I also underestimated the conservatism of many academic institutions and ignored the politics involved, always feeling that good ideas would receive the necessary support even when they contradicted existing dogma. In recent years there has been increasing pressure to link academic research to commercial gain and my lack of interest in developing vector control measures based on conventional pesticides or genetically modified organisms would hinder my ability to obtain the necessary grant funding. 
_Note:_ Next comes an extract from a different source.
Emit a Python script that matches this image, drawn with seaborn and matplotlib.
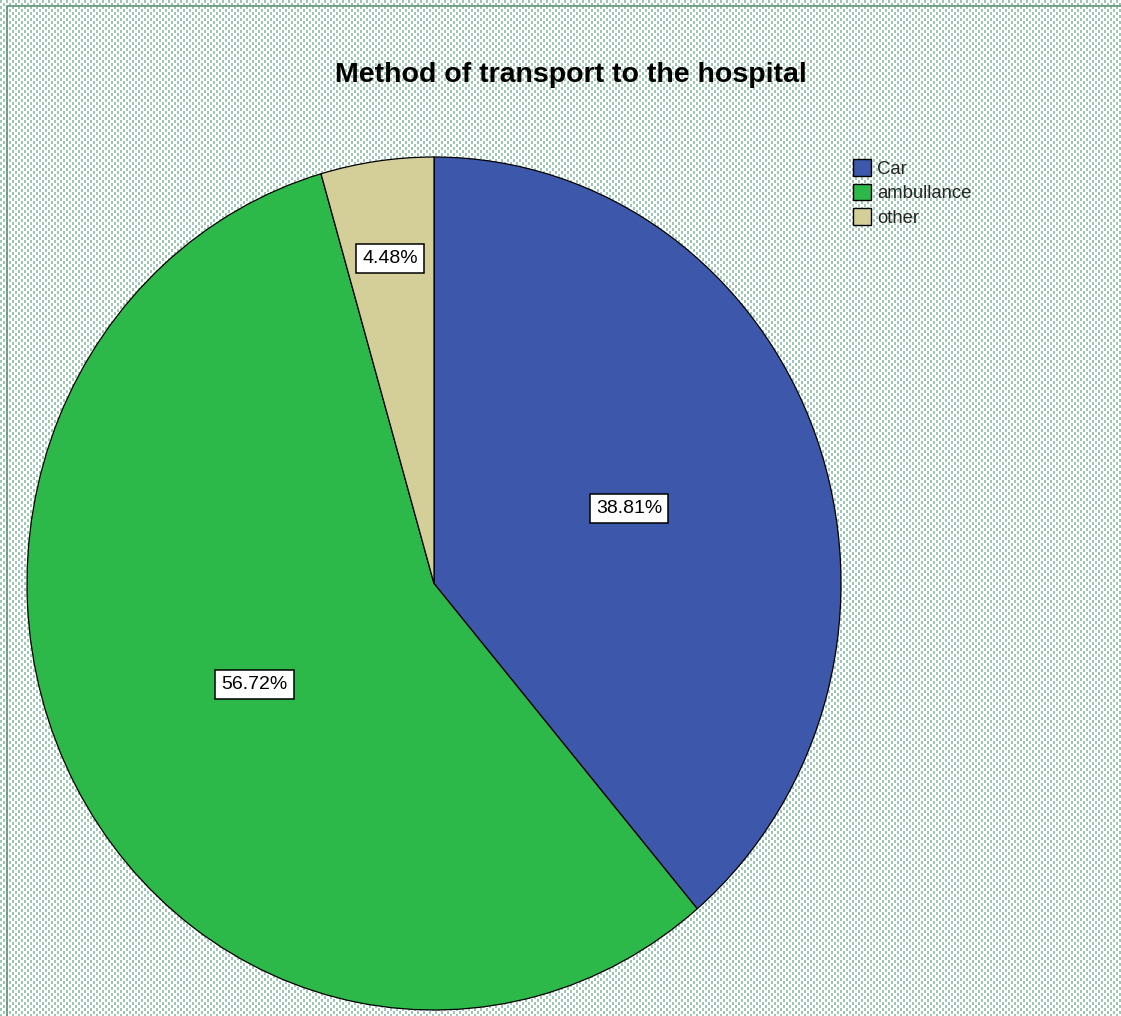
import numpy as np
import matplotlib
matplotlib.use("Agg")
import matplotlib.pyplot as plt
from matplotlib.patches import Patch, Rectangle
import seaborn as sns

# Data: patients by method of transport (n = 67)
categories = ["Car", "ambullance", "other"]
counts = [26, 38, 3]
colors = ["#3D57AB", "#2DB84A", "#D4CE99"]
label_radius = [0.51, 0.5, 0.77]
title = "Method of transport to the hospital"

sns.set_theme(style="white")
plt.rcParams["font.family"] = ["Liberation Sans", "DejaVu Sans"]

W, H = 1121, 1016
fig = plt.figure(figsize=(W / 100, H / 100), dpi=100)

# dotted backdrop
py, px = np.mgrid[0:H, 0:W]
dots = (((px % 6) < 2) & ((py % 6) < 3)) | ((((px + 3) % 6) < 2) & (((py + 3) % 6) < 3))
bg = np.ones((H, W, 3))
dot_rgb = np.array([0x9c, 0xc8, 0xb2]) / 255.0
bg[dots] = dot_rgb
fig.figimage(bg, xo=0, yo=0, origin="upper", zorder=-5)

# frame line along top and left
fig.add_artist(Rectangle((7 / W, -0.01), 1.2, (H - 6) / H + 0.01, transform=fig.transFigure,
                         fill=False, edgecolor="#5f9278", linewidth=1.2, zorder=-4))

ax = fig.add_axes([27 / W, 6 / H, (841 - 27) / W, (1010 - 157) / H], zorder=3)
ax.set_facecolor("none")
ax.patch.set_alpha(0)

wedges, _ = ax.pie(counts, colors=colors, startangle=90, counterclock=False,
                   wedgeprops=dict(edgecolor="black", linewidth=0.9))
ax.set_aspect("auto")
ax.set_xlim(-1, 1)
ax.set_ylim(-1, 1)
ax.axis("off")

total = sum(counts)
for w, c, r in zip(wedges, counts, label_radius):
    mid = np.deg2rad((w.theta1 + w.theta2) / 2)
    ax.text(r * np.cos(mid), r * np.sin(mid), f"{100 * c / total:.2f}%",
            ha="center", va="center", fontsize=14, color="black",
            bbox=dict(boxstyle="square,pad=0.32", facecolor="white",
                      edgecolor="black", linewidth=1.1))

fig.text(571 / W, 1 - 75 / H, title, ha="center", va="center",
         fontsize=20.5, fontweight="bold", color="black")

handles = [Patch(facecolor=col, edgecolor="black", linewidth=1.0) for col in colors]
fig.legend(handles, categories, loc="upper left", bbox_to_anchor=(853 / W, 1 - 159 / H),
           frameon=False, fontsize=13.3, handlelength=1.0, handleheight=1.0,
           handletextpad=0.3, labelspacing=0.32, borderaxespad=0, borderpad=0)

fig.savefig("out.png", dpi=100)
My decision to leave academia has allowed me the freedom to develop my own ideas, secure funding from a variety of sources and seek opportunities to produce commercially viable technologies that would at least provide me with financial security for the rest of my career. However, I would also welcome a return to academia on a part-time basis as a research or teaching associate during the last years of my career. 

Suggestions and advice

I feel it is very important to build one’s reputation and establish a sound network of collaborations and funding streams before moving out of the UK, particularly to developing countries. Researchers should maintain these links where possible, not least because it may be necessary or desirable for them to return to the UK in later life.  Young researchers should determine early on in their careers whether they are suited to working in academic research and be aware that if not, there are alternatives in the private sector, including setting up a business of their own. 

While there is obviously a place for ‘blue sky’ academic research I feel more consideration should be given to more applied technologies that might provide solutions in the shorter term. Academic researchers should never lose sight of this and should perhaps receive some training in how to take their ideas on to the market. 

Overall, my advice is: do all you can to discover where your particular talents lie and make sure that these are fully exploited and appreciated in the jobs you accept. Although your career may take you in different directions, try to draw up some sort of path which can be modified as necessary.